Goal
Transcribe the full listing exactly, and drop every picture.

Source data
_ _ _

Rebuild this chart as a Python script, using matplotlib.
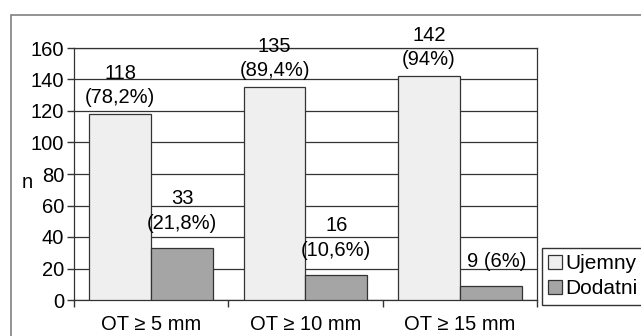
import matplotlib.pyplot as plt
from matplotlib.patches import Rectangle
import numpy as np

plt.rcParams['font.family'] = ['Liberation Sans', 'DejaVu Sans']

# counts per threshold group
categories = ['OT ≥ 5 mm', 'OT ≥ 10 mm', 'OT ≥ 15 mm']
ujemny = [118, 135, 142]
dodatni = [33, 16, 9]
ujemny_pct = ['78,2%', '89,4%', '94%']
dodatni_pct = ['21,8%', '10,6%', '6%']
series_names = ['Ujemny', 'Dodatni']
yticks = [0, 20, 40, 60, 80, 100, 120, 140, 160]

fs = 14.5

fig = plt.figure(figsize=(6.41, 3.36), dpi=100)

# outer chart frame
fig.patches.append(Rectangle((11 / 641, -0.2), 1.5, 1 - 15 / 336 + 0.2,
                             transform=fig.transFigure, fill=False,
                             edgecolor='#808080', lw=1.2))

ax = fig.add_axes([74 / 641, 1 - 300 / 336, 463 / 641, 252 / 336])

x = np.arange(len(categories))
w = 0.4
b1 = ax.bar(x - w / 2, ujemny, w, color='#efefef', edgecolor='#333333', lw=0.9,
            label=series_names[0], zorder=3)
b2 = ax.bar(x + w / 2, dodatni, w, color='#a5a5a5', edgecolor='#333333', lw=0.9,
            label=series_names[1], zorder=3)

# value labels above bars
for i in range(len(categories)):
    ax.annotate(f'{ujemny[i]}\n({ujemny_pct[i]})', (x[i] - w / 2, ujemny[i]),
                xytext=(0, 5), textcoords='offset points', ha='center', va='bottom',
                fontsize=fs, linespacing=1.35)
    if i == 2:
        txt = f'{dodatni[i]} ({dodatni_pct[i]})'
        dx = 4
    else:
        txt = f'{dodatni[i]}\n({dodatni_pct[i]})'
        dx = 0
    ax.annotate(txt, (x[i] + w / 2, dodatni[i]),
                xytext=(dx, 11), textcoords='offset points', ha='center', va='bottom',
                fontsize=fs, linespacing=1.35)

ax.set_xlim(-0.5, len(categories) - 0.5)
ax.set_ylim(0, 160)
ax.set_yticks(yticks)
ax.tick_params(axis='y', labelsize=fs, length=5, width=1, color='#333333', pad=2)
ax.yaxis.grid(True, color='#333333', lw=0.9)
ax.set_axisbelow(True)

# category labels in the middle, ticks on the boundaries
ax.set_xticks(np.arange(-0.5, len(categories), 1.0))
ax.set_xticklabels([])
ax.set_xticks(x, minor=True)
ax.set_xticklabels(categories, minor=True, fontsize=fs)
ax.tick_params(axis='x', which='major', length=5, width=1, color='#333333')
ax.tick_params(axis='x', which='minor', length=0, pad=11)

for s in ax.spines.values():
    s.set_color('#333333')
    s.set_linewidth(0.9)

ax.set_ylabel('n', rotation=0, fontsize=fs, va='center', ha='center')
ax.yaxis.set_label_coords(-0.102, 0.468)

fig.legend(handles=[b1, b2], labels=series_names, loc='upper left',
           bbox_to_anchor=(542 / 641, 1 - 248 / 336), fontsize=15,
           frameon=True, fancybox=False, edgecolor='#333333', framealpha=1,
           handlelength=0.65, handleheight=0.65, handletextpad=0.15,
           labelspacing=0.3, borderpad=0.3, borderaxespad=0)

fig.savefig('out.png', dpi=100)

_ _ _

Result of this task
Rebuild this chart as a Python script, using matplotlib.
import matplotlib.pyplot as plt
from matplotlib.patches import Rectangle
import numpy as np

plt.rcParams['font.family'] = ['Liberation Sans', 'DejaVu Sans']

# counts per threshold group
categories = ['OT ≥ 5 mm', 'OT ≥ 10 mm', 'OT ≥ 15 mm']
ujemny = [118, 135, 142]
dodatni = [33, 16, 9]
ujemny_pct = ['78,2%', '89,4%', '94%']
dodatni_pct = ['21,8%', '10,6%', '6%']
series_names = ['Ujemny', 'Dodatni']
yticks = [0, 20, 40, 60, 80, 100, 120, 140, 160]

fs = 14.5

fig = plt.figure(figsize=(6.41, 3.36), dpi=100)

# outer chart frame
fig.patches.append(Rectangle((11 / 641, -0.2), 1.5, 1 - 15 / 336 + 0.2,
                             transform=fig.transFigure, fill=False,
                             edgecolor='#808080', lw=1.2))

ax = fig.add_axes([74 / 641, 1 - 300 / 336, 463 / 641, 252 / 336])

x = np.arange(len(categories))
w = 0.4
b1 = ax.bar(x - w / 2, ujemny, w, color='#efefef', edgecolor='#333333', lw=0.9,
            label=series_names[0], zorder=3)
b2 = ax.bar(x + w / 2, dodatni, w, color='#a5a5a5', edgecolor='#333333', lw=0.9,
            label=series_names[1], zorder=3)

# value labels above bars
for i in range(len(categories)):
    ax.annotate(f'{ujemny[i]}\n({ujemny_pct[i]})', (x[i] - w / 2, ujemny[i]),
                xytext=(0, 5), textcoords='offset points', ha='center', va='bottom',
                fontsize=fs, linespacing=1.35)
    if i == 2:
        txt = f'{dodatni[i]} ({dodatni_pct[i]})'
        dx = 4
    else:
        txt = f'{dodatni[i]}\n({dodatni_pct[i]})'
        dx = 0
    ax.annotate(txt, (x[i] + w / 2, dodatni[i]),
                xytext=(dx, 11), textcoords='offset points', ha='center', va='bottom',
                fontsize=fs, linespacing=1.35)

ax.set_xlim(-0.5, len(categories) - 0.5)
ax.set_ylim(0, 160)
ax.set_yticks(yticks)
ax.tick_params(axis='y', labelsize=fs, length=5, width=1, color='#333333', pad=2)
ax.yaxis.grid(True, color='#333333', lw=0.9)
ax.set_axisbelow(True)

# category labels in the middle, ticks on the boundaries
ax.set_xticks(np.arange(-0.5, len(categories), 1.0))
ax.set_xticklabels([])
ax.set_xticks(x, minor=True)
ax.set_xticklabels(categories, minor=True, fontsize=fs)
ax.tick_params(axis='x', which='major', length=5, width=1, color='#333333')
ax.tick_params(axis='x', which='minor', length=0, pad=11)

for s in ax.spines.values():
    s.set_color('#333333')
    s.set_linewidth(0.9)

ax.set_ylabel('n', rotation=0, fontsize=fs, va='center', ha='center')
ax.yaxis.set_label_coords(-0.102, 0.468)

fig.legend(handles=[b1, b2], labels=series_names, loc='upper left',
           bbox_to_anchor=(542 / 641, 1 - 248 / 336), fontsize=15,
           frameon=True, fancybox=False, edgecolor='#333333', framealpha=1,
           handlelength=0.65, handleheight=0.65, handletextpad=0.15,
           labelspacing=0.3, borderpad=0.3, borderaxespad=0)

fig.savefig('out.png', dpi=100)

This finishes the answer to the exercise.